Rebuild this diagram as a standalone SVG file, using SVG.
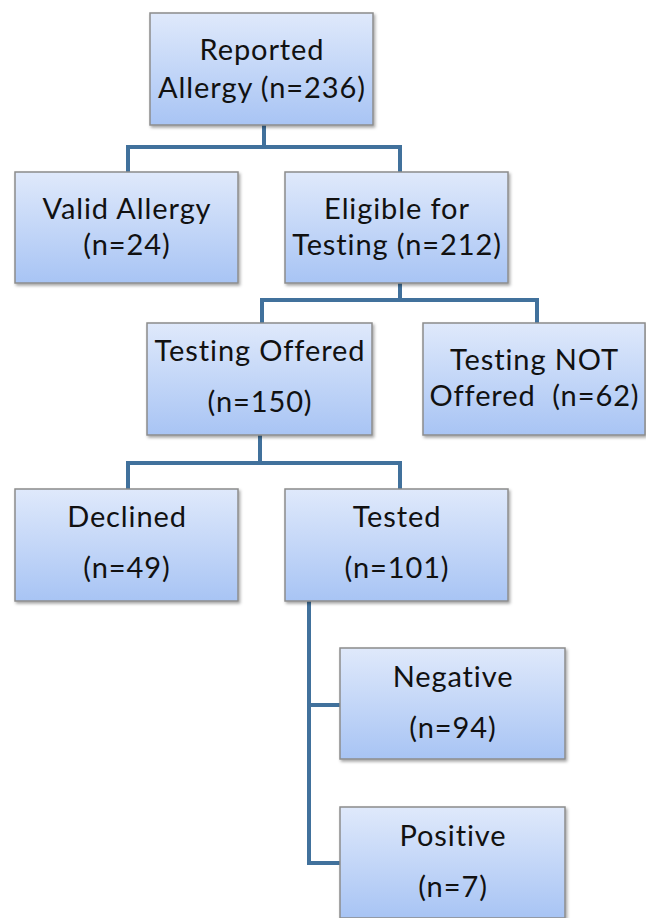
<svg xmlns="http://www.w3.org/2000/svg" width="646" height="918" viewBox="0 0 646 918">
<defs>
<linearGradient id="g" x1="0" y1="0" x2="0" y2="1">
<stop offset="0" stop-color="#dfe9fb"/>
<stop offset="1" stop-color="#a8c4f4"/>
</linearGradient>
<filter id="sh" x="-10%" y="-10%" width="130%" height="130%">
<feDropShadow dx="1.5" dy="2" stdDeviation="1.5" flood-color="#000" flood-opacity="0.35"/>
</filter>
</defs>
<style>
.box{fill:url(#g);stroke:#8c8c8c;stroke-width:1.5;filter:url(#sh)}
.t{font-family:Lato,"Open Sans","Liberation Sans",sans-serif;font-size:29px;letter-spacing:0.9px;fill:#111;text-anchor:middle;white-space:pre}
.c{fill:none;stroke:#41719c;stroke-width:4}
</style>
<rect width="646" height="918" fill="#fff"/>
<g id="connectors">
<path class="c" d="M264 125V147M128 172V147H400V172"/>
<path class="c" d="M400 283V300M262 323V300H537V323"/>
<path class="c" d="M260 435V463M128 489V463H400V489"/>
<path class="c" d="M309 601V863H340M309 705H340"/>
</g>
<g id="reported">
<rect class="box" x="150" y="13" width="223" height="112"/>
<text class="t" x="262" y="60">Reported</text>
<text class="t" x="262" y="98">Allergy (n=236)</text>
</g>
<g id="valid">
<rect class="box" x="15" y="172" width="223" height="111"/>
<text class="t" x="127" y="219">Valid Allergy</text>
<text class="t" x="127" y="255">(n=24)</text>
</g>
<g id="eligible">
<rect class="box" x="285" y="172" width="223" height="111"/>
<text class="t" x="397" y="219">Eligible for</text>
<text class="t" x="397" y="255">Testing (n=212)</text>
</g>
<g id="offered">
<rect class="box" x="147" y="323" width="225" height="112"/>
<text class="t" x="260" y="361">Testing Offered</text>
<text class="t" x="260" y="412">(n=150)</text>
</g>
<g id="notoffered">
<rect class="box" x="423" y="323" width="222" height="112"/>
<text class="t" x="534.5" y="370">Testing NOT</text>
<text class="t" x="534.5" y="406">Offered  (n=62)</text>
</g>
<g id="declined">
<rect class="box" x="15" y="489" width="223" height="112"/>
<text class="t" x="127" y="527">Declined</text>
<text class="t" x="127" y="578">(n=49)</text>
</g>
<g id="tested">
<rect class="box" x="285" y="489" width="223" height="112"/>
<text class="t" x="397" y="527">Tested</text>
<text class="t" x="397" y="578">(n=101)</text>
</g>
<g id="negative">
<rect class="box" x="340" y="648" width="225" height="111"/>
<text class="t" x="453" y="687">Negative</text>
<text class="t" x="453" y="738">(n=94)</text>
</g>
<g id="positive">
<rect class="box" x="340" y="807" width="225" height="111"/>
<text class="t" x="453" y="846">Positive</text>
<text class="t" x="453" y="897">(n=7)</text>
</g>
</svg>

Your goal:
Restate the whole listing above exactly, except for its images.

Result of the exercise:
Rebuild this diagram as a standalone SVG file, using SVG.
<svg xmlns="http://www.w3.org/2000/svg" width="646" height="918" viewBox="0 0 646 918">
<defs>
<linearGradient id="g" x1="0" y1="0" x2="0" y2="1">
<stop offset="0" stop-color="#dfe9fb"/>
<stop offset="1" stop-color="#a8c4f4"/>
</linearGradient>
<filter id="sh" x="-10%" y="-10%" width="130%" height="130%">
<feDropShadow dx="1.5" dy="2" stdDeviation="1.5" flood-color="#000" flood-opacity="0.35"/>
</filter>
</defs>
<style>
.box{fill:url(#g);stroke:#8c8c8c;stroke-width:1.5;filter:url(#sh)}
.t{font-family:Lato,"Open Sans","Liberation Sans",sans-serif;font-size:29px;letter-spacing:0.9px;fill:#111;text-anchor:middle;white-space:pre}
.c{fill:none;stroke:#41719c;stroke-width:4}
</style>
<rect width="646" height="918" fill="#fff"/>
<g id="connectors">
<path class="c" d="M264 125V147M128 172V147H400V172"/>
<path class="c" d="M400 283V300M262 323V300H537V323"/>
<path class="c" d="M260 435V463M128 489V463H400V489"/>
<path class="c" d="M309 601V863H340M309 705H340"/>
</g>
<g id="reported">
<rect class="box" x="150" y="13" width="223" height="112"/>
<text class="t" x="262" y="60">Reported</text>
<text class="t" x="262" y="98">Allergy (n=236)</text>
</g>
<g id="valid">
<rect class="box" x="15" y="172" width="223" height="111"/>
<text class="t" x="127" y="219">Valid Allergy</text>
<text class="t" x="127" y="255">(n=24)</text>
</g>
<g id="eligible">
<rect class="box" x="285" y="172" width="223" height="111"/>
<text class="t" x="397" y="219">Eligible for</text>
<text class="t" x="397" y="255">Testing (n=212)</text>
</g>
<g id="offered">
<rect class="box" x="147" y="323" width="225" height="112"/>
<text class="t" x="260" y="361">Testing Offered</text>
<text class="t" x="260" y="412">(n=150)</text>
</g>
<g id="notoffered">
<rect class="box" x="423" y="323" width="222" height="112"/>
<text class="t" x="534.5" y="370">Testing NOT</text>
<text class="t" x="534.5" y="406">Offered  (n=62)</text>
</g>
<g id="declined">
<rect class="box" x="15" y="489" width="223" height="112"/>
<text class="t" x="127" y="527">Declined</text>
<text class="t" x="127" y="578">(n=49)</text>
</g>
<g id="tested">
<rect class="box" x="285" y="489" width="223" height="112"/>
<text class="t" x="397" y="527">Tested</text>
<text class="t" x="397" y="578">(n=101)</text>
</g>
<g id="negative">
<rect class="box" x="340" y="648" width="225" height="111"/>
<text class="t" x="453" y="687">Negative</text>
<text class="t" x="453" y="738">(n=94)</text>
</g>
<g id="positive">
<rect class="box" x="340" y="807" width="225" height="111"/>
<text class="t" x="453" y="846">Positive</text>
<text class="t" x="453" y="897">(n=7)</text>
</g>
</svg>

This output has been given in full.